As for the technical specs, the color on this 1080i Blu-ray transfer is vivid and nicely balanced, and the video, for live concert footage, is more often than not crisp and detailed. The disc includes a clear and dynamic LPCM stereo, and ambient 5.1 DTS-HD Master Audio tracks. The surround is not particularly discrete, but recreates a decent hall-like simulation of the live performance. For those without DTS playback capability, lossy 5.1 Dolby Digital is also available. The only extra is a sprightly pair of acoustic guitar numbers played solo from the 2011 Cambridge Folk Festival. The Richard Thompson Band: Live at the Celtic Connection (Blu-ray) comes with an eight-page, full-color glossy booklet that includes a few comments from Richard Thompson and a short essay on his career by Mick Houghton.

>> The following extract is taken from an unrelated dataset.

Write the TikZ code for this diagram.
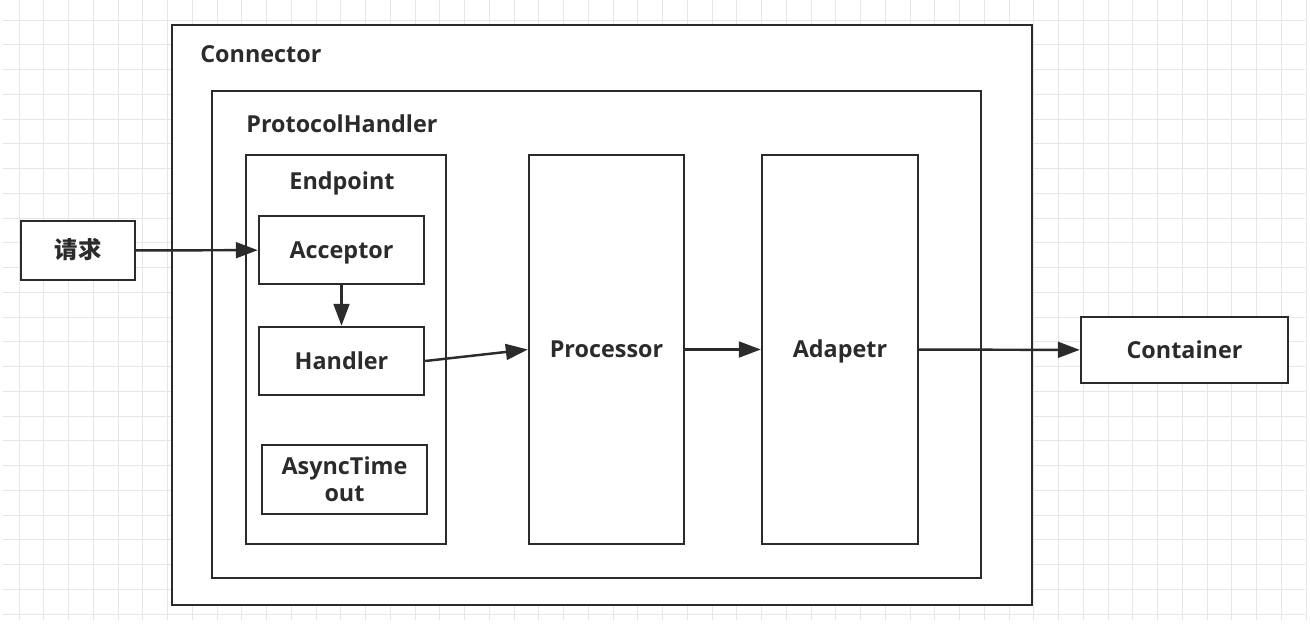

True fans will, of course, have to purchase this disc—preferably the modestly priced Blu-ray for its high-definition picture and sound, but this would also be a fine introduction to the most criminally ignored musician and songwriter of the twentieth century. I believe most newcomers to his music will be glad they did not pass this one by. In the words of Richard Thompson:
Night comes in like some cool river
Not guilty, except for instilling feelings of inadequacy in guitarists everywhere.